▸ REQUIREMENTS
Pick out every line that holds the string "with" and copy it.

▸ DATA SECTION
#####

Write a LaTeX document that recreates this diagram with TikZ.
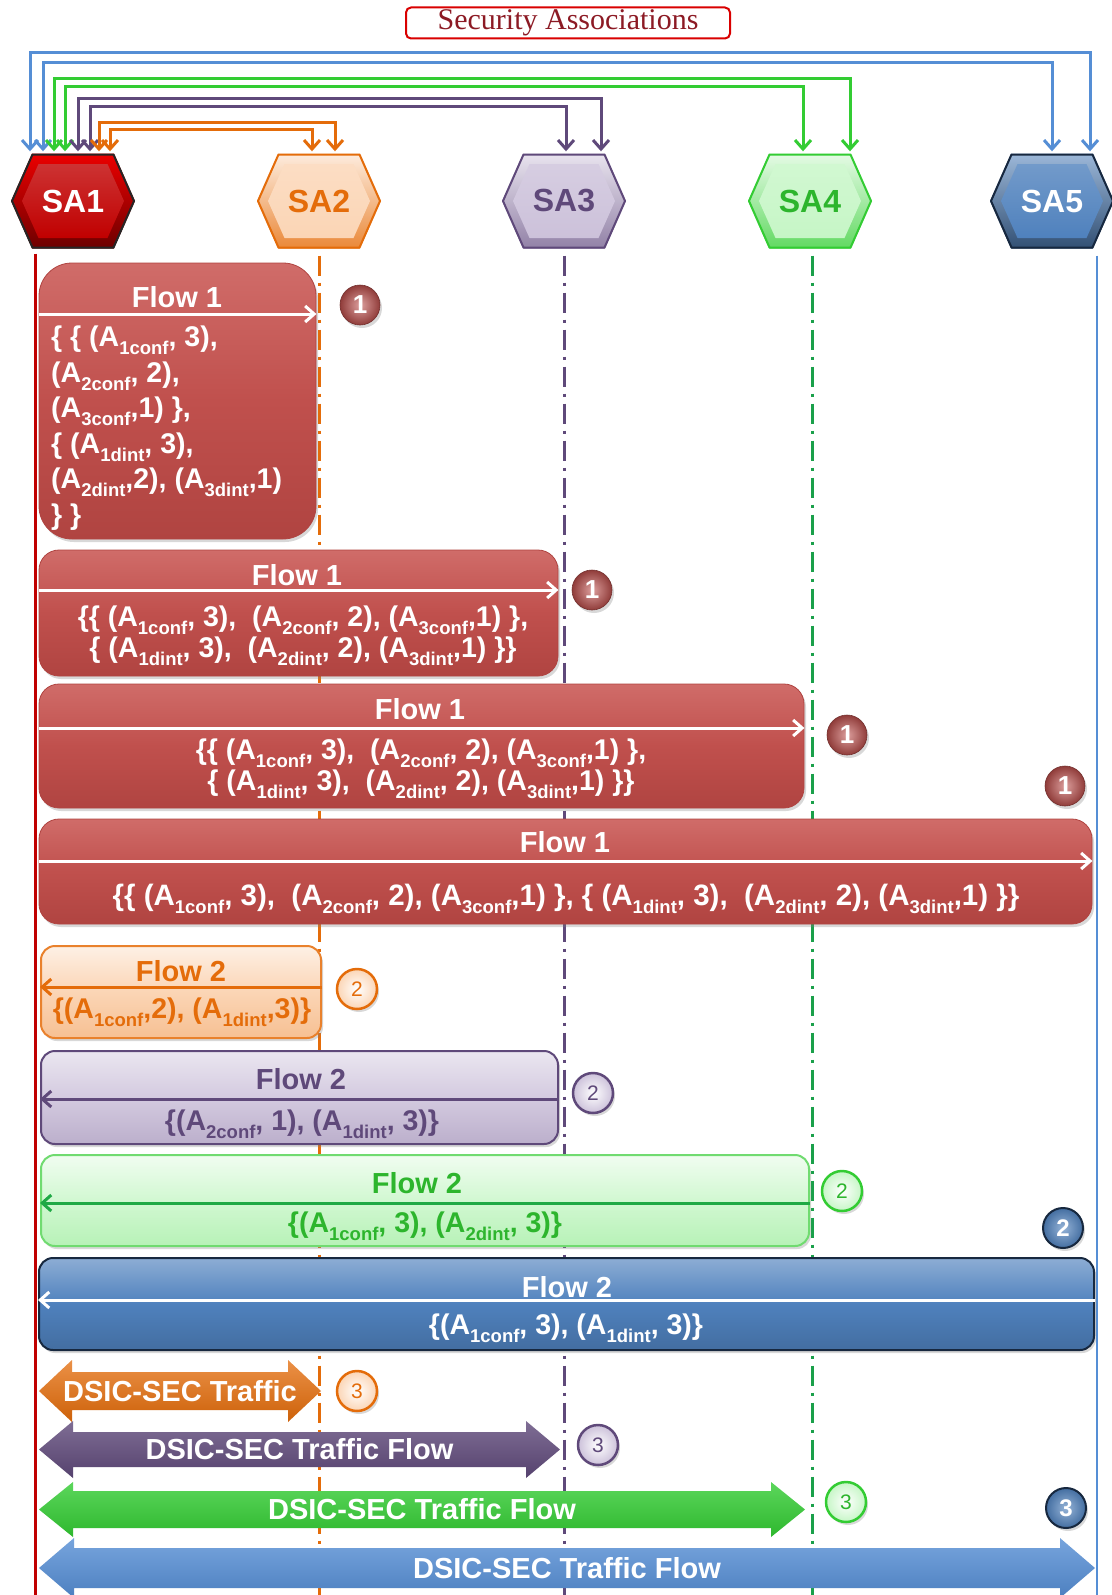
\documentclass[tikz,border=0pt]{standalone}
\usepackage{fontspec}
\setmainfont{Liberation Sans}
\newfontfamily\titleserif{Liberation Serif}
\usetikzlibrary{arrows.meta,shadows}

% palette
\definecolor{saRed}{HTML}{C00000}
\definecolor{flowRed}{HTML}{C0504D}
\definecolor{flowRedTop}{HTML}{D06C69}
\definecolor{flowRedBot}{HTML}{B04441}
\definecolor{orMain}{HTML}{E46C0A}
\definecolor{orLight}{HTML}{FBD5B5}
\definecolor{puMain}{HTML}{5F497A}
\definecolor{puLight}{HTML}{CCC1DA}
\definecolor{grMain}{HTML}{33CC33}
\definecolor{grText}{HTML}{2DB52D}
\definecolor{grLine}{HTML}{1AA04A}
\definecolor{grLight}{HTML}{C6F6C6}
\definecolor{blMain}{HTML}{4F81BD}
\definecolor{blLine}{HTML}{558ED5}
\definecolor{blDark}{HTML}{17283F}
\definecolor{titleRed}{HTML}{8C1A24}

% attribute with a lowered index
\newcommand\Asub[1]{A\raisebox{-0.27em}{\fontsize{18.5}{18.5}\selectfont #1}}

% hexagon outline around the centre of a node: half width, half height, inset
\newcommand\hexoutline[3]{%
  ([shift={(-#1,0pt)}]path picture bounding box.center)
  -- ([shift={({-#1+#3},#2)}]path picture bounding box.center)
  -- ([shift={({#1-#3},#2)}]path picture bounding box.center)
  -- ([shift={(#1,0pt)}]path picture bounding box.center)
  -- ([shift={({#1-#3},-#2)}]path picture bounding box.center)
  -- ([shift={({-#1+#3},-#2)}]path picture bounding box.center)
  -- cycle}

% double-headed block arrow filling a node: head length, shaft inset
\newcommand\dblarrow[2]{%
  (path picture bounding box.west)
  -- ([xshift=#1]path picture bounding box.north west)
  -- ([shift={(#1,-#2)}]path picture bounding box.north west)
  -- ([shift={(-#1,-#2)}]path picture bounding box.north east)
  -- ([xshift=-#1]path picture bounding box.north east)
  -- (path picture bounding box.east)
  -- ([xshift=-#1]path picture bounding box.south east)
  -- ([shift={(-#1,#2)}]path picture bounding box.south east)
  -- ([shift={(#1,#2)}]path picture bounding box.south west)
  -- ([xshift=#1]path picture bounding box.south west)
  -- cycle}

\tikzset{
  hexa/.style n args={5}{%
    minimum width=128pt, minimum height=99pt, inner sep=0pt,
    text=#5, font=\fontsize{32}{32}\selectfont\bfseries,
    path picture={
      \shade[top color=#1, bottom color=#2] \hexoutline{62pt}{47.5pt}{21pt};
      \shade[top color=#3!80!white, bottom color=#3] \hexoutline{51pt}{37pt}{16.5pt};
      \draw[#4, line width=2pt, line join=round] \hexoutline{61pt}{46.5pt}{20.5pt};
    }},
  conn/.style={draw=#1, line width=3pt,
    {Straight Barb[length=9pt,width=16pt]}-{Straight Barb[length=9pt,width=16pt]}},
  lifeline/.style={draw=#1, line width=3pt},
  dashline/.style={draw=#1, line width=3pt, dash pattern=on 20pt off 7pt on 3pt off 7pt},
  shadowed/.style={drop shadow={shadow xshift=2pt, shadow yshift=-3pt, opacity=0.3}},
  flowred/.style n args={3}{rounded corners=#3, minimum width=#1, minimum height=#2,
    draw=flowRedBot, line width=0.8pt,
    top color=flowRedTop, bottom color=flowRedBot, middle color=flowRed, shadowed},
  flowlight/.style n args={6}{rounded corners=14pt, minimum width=#1, minimum height=#2,
    draw=#3, line width=2pt, top color=#4, bottom color=#5, middle color=#6, shadowed},
  ftitle/.style={text=#1, font=\fontsize{29}{29}\selectfont\bfseries, inner sep=0pt},
  fdata/.style={text=#1, font=\fontsize{28.5}{31}\selectfont\bfseries, inner sep=0pt, align=center},
  farrow/.style={draw=#1, line width=3pt, -{Straight Barb[length=9pt,width=16pt]}},
  dsic/.style n args={6}{minimum width=#1, minimum height=#2, inner sep=0pt,
    text=white, font=\fontsize{29}{29}\selectfont\bfseries,
    path picture={\shade[top color=#5, bottom color=#6] \dblarrow{#3}{#4};}},
  redbadge/.style={circle, minimum size=40pt, inner sep=0pt,
    inner color=flowRed!55!white, outer color=flowRed!75!black,
    draw=flowRed!60!black, line width=0.6pt,
    text=white, font=\fontsize{26}{26}\selectfont\bfseries, shadowed},
  bluebadge/.style={circle, minimum size=40pt, inner sep=0pt,
    inner color=blMain!60!white, outer color=blMain!85!black,
    draw=blDark, line width=2pt, text=white, font=\fontsize{24}{24}\selectfont\bfseries, shadowed},
  lightbadge/.style 2 args={circle, minimum size=40pt, inner sep=0pt, draw=#1, line width=2.5pt,
    inner color=white, outer color=#2, text=#1, font=\fontsize{21}{21}\selectfont, shadowed},
}

\begin{document}
\begin{tikzpicture}[x=1pt, y=-1pt]
\useasboundingbox (0,0) rectangle (1111,1595);
\fill[white] (0,0) rectangle (1111,1595);

% heading
\node[draw=red!85!black, line width=2pt, rounded corners=5pt, minimum width=324pt,
      minimum height=31pt, inner sep=0pt, text=titleRed,
      font=\titleserif\fontsize{30}{30}\selectfont] (title) at (568,23) {Security Associations};

% security associations
\node[hexa={red!75!saRed}{saRed!55!black}{saRed}{black!85}{white}] (sa1) at (73,201) {SA1};
\node[hexa={orLight!40!white}{orMain!75!orLight}{orLight}{orMain}{orMain}] (sa2) at (319,201) {SA2};
\node[hexa={puLight!40!white}{puMain!55!puLight}{puLight}{puMain}{puMain}] (sa3) at (564,201) {SA3};
\node[hexa={grLight!40!white}{grMain!70!grLight}{grLight}{grMain}{grText}] (sa4) at (810,201) {SA4};
\node[hexa={blMain!55!white}{blMain!60!black}{blMain}{blDark}{white}] (sa5) at (1052,201) {SA5};

% lifelines
\coordinate (bot) at (0,1595);
\coordinate (l1) at ([shift={(-38pt,-3pt)}]sa1.south);
\coordinate (l2) at ([yshift=-5pt]sa2.south);
\coordinate (l3) at ([yshift=-5pt]sa3.south);
\coordinate (l4) at ([shift={(2pt,-5pt)}]sa4.south);
\coordinate (l5) at ([shift={(45pt,-5pt)}]sa5.south);
\draw[lifeline=saRed] (l1) -- (l1 |- bot);
\draw[dashline=orMain] (l2) -- (l2 |- bot);
\draw[dashline=puMain] (l3) -- (l3 |- bot);
\draw[dashline=grLine] (l4) -- (l4 |- bot);
\draw[lifeline=blLine, line width=2.5pt] (l5) -- (l5 |- bot);

% pairwise associations from SA1
\draw[conn=blLine]  ([xshift=-43pt]sa1.north) -- ++(0,-98.5) -| ([xshift=38pt]sa5.north);
\draw[conn=blLine]  ([xshift=-30pt]sa1.north) -- ++(0,-88.5) -| (sa5.north);
\draw[conn=grMain]  ([xshift=-19pt]sa1.north) -- ++(0,-72.5) -| ([xshift=40pt]sa4.north);
\draw[conn=grMain]  ([xshift=-8pt]sa1.north)  -- ++(0,-64.5) -| ([xshift=-7pt]sa4.north);
\draw[conn=puMain]  ([xshift=5pt]sa1.north)   -- ++(0,-52.5) -| ([xshift=37pt]sa3.north);
\draw[conn=puMain]  ([xshift=17pt]sa1.north)  -- ++(0,-44.5) -| ([xshift=2pt]sa3.north);
\draw[conn=orMain]  ([xshift=26pt]sa1.north)  -- ++(0,-28.5) -| ([xshift=16pt]sa2.north);
\draw[conn=orMain]  ([xshift=37pt]sa1.north)  -- ++(0,-21.5) -| ([xshift=-7pt]sa2.north);

% ---- Flow 1 ----
\node[flowred={277pt}{276pt}{33pt}] (f1a) at (177.5,401) {};
\node[ftitle=white] (t1a) at (177,297) {Flow 1};
\coordinate (y1a) at (0,314);
\draw[farrow=white] (f1a.west |- y1a) -- (f1a.east |- y1a);
\node[fdata=white, align=left, anchor=north west, font=\fontsize{28.5}{35.5}\selectfont\bfseries]
  (d1a) at (51,326) {\{ \{ (\Asub{1conf}, 3),\\(\Asub{2conf}, 2),\\(\Asub{3conf},1) \},\\
  \{ (\Asub{1dint}, 3),\\(\Asub{2dint},2), (\Asub{3dint},1)\\\} \}};

\node[flowred={519pt}{126pt}{20pt}] (f1b) at (298.5,613) {};
\node[ftitle=white] (t1b) at (297,575) {Flow 1};
\coordinate (y1b) at (0,590);
\draw[farrow=white] (f1b.west |- y1b) -- (f1b.east |- y1b);
\node[fdata=white] (d1b) at (303,636)
  {\{\{ (\Asub{1conf}, 3), \ (\Asub{2conf}, 2), (\Asub{3conf},1) \},\\
   \{ (\Asub{1dint}, 3), \ (\Asub{2dint}, 2), (\Asub{3dint},1) \}\}};

\node[flowred={765pt}{124pt}{20pt}] (f1c) at (421.5,746) {};
\node[ftitle=white] (t1c) at (420,709) {Flow 1};
\coordinate (y1c) at (0,728);
\draw[farrow=white] (f1c.west |- y1c) -- (f1c.east |- y1c);
\node[fdata=white] (d1c) at (421,769)
  {\{\{ (\Asub{1conf}, 3), \ (\Asub{2conf}, 2), (\Asub{3conf},1) \},\\
   \{ (\Asub{1dint}, 3), \ (\Asub{2dint}, 2), (\Asub{3dint},1) \}\}};

\node[flowred={1053pt}{105pt}{20pt}] (f1d) at (565.5,871.5) {};
\node[ftitle=white] (t1d) at (565,842) {Flow 1};
\coordinate (y1d) at (0,861);
\draw[farrow=white] (f1d.west |- y1d) -- (f1d.east |- y1d);
\node[fdata=white, font=\fontsize{29.5}{31}\selectfont\bfseries] (d1d) at (566,899)
  {\{\{ (\Asub{1conf}, 3), \ (\Asub{2conf}, 2), (\Asub{3conf},1) \}, \{ (\Asub{1dint}, 3), \ (\Asub{2dint}, 2), (\Asub{3dint},1) \}\}};

% ---- Flow 2 ----
\node[flowlight={280pt}{92pt}{orMain!80!orLight}{orLight!35!white}{orLight!80!orMain}{orLight}] (f2a) at (181,992) {};
\node[ftitle=orMain] (t2a) at (181,971) {Flow 2};
\coordinate (y2a) at (0,987);
\draw[farrow=orMain] (f2a.east |- y2a) -- (f2a.west |- y2a);
\node[fdata=orMain] (d2a) at (182,1012) {\{(\Asub{1conf},2), (\Asub{1dint},3)\}};

\node[flowlight={517pt}{93pt}{puMain}{puLight!40!white}{puLight!85!puMain}{puLight!85!white}] (f2b) at (299.5,1097.5) {};
\node[ftitle=puMain] (t2b) at (301,1079) {Flow 2};
\coordinate (y2b) at (0,1099);
\draw[farrow=puMain] (f2b.east |- y2b) -- (f2b.west |- y2b);
\node[fdata=puMain] (d2b) at (302,1124) {\{(\Asub{2conf}, 1), (\Asub{1dint}, 3)\}};

\node[flowlight={768pt}{91pt}{grMain!70!white}{grLight!25!white}{grLight!90!grMain}{grLight!80!white}] (f2c) at (425,1200.5) {};
\node[ftitle=grText] (t2c) at (417,1183) {Flow 2};
\coordinate (y2c) at (0,1203);
\draw[farrow=grLine!80!grMain] (f2c.east |- y2c) -- (f2c.west |- y2c);
\node[fdata=grText] (d2c) at (425,1226) {\{(\Asub{1conf}, 3), (\Asub{2dint}, 3)\}};

\node[flowlight={1055pt}{92pt}{blDark}{blMain!65!white}{blMain!85!black}{blMain}] (f2d) at (566.5,1304) {};
\node[ftitle=white] (t2d) at (567,1287) {Flow 2};
\coordinate (y2d) at (0,1300);
\draw[farrow=white] (f2d.east |- y2d) -- (f2d.west |- y2d);
\node[fdata=white] (d2d) at (566,1328) {\{(\Asub{1conf}, 3), (\Asub{1dint}, 3)\}};

% ---- protected traffic ----
\node[dsic={282pt}{62pt}{33pt}{12pt}{orMain!75!white}{orMain!90!black}] (tr2) at (180,1391) {DSIC-SEC Traffic};
\node[dsic={521pt}{57pt}{34pt}{11pt}{puMain!80!white}{puMain!90!black}] (tr3) at (299.5,1449.5) {DSIC-SEC Traffic Flow};
\node[dsic={766pt}{55pt}{34pt}{9pt}{grMain!80!white}{grMain!90!black}] (tr4) at (422,1509.5) {DSIC-SEC Traffic Flow};
\node[dsic={1056pt}{60pt}{35pt}{10pt}{blLine!80!white}{blLine!90!black}] (tr5) at (567,1568) {DSIC-SEC Traffic Flow};

% ---- step markers ----
\node[redbadge] (b1a) at (360,305) {1};
\node[redbadge] (b1b) at (592,590) {1};
\node[redbadge] (b1c) at (847,735) {1};
\node[redbadge] (b1d) at (1065,786) {1};
\node[lightbadge={orMain}{orLight}] (b2a) at (357,989) {2};
\node[lightbadge={puMain}{puLight}] (b2b) at (593,1093) {2};
\node[lightbadge={grMain}{grLight}, text=grText] (b2c) at (842,1191) {2};
\node[bluebadge] (b2d) at (1063,1228) {2};
\node[lightbadge={orMain}{orLight}] (b3a) at (357,1391) {3};
\node[lightbadge={puMain}{puLight}] (b3b) at (598,1445) {3};
\node[lightbadge={grMain}{grLight}, text=grText] (b3c) at (846,1502) {3};
\node[bluebadge] (b3d) at (1066,1508) {3};
\end{tikzpicture}
\end{document}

#####

▸ RESPONSE TO THE TASK
Write a LaTeX document that recreates this diagram with TikZ.
% attribute with a lowered index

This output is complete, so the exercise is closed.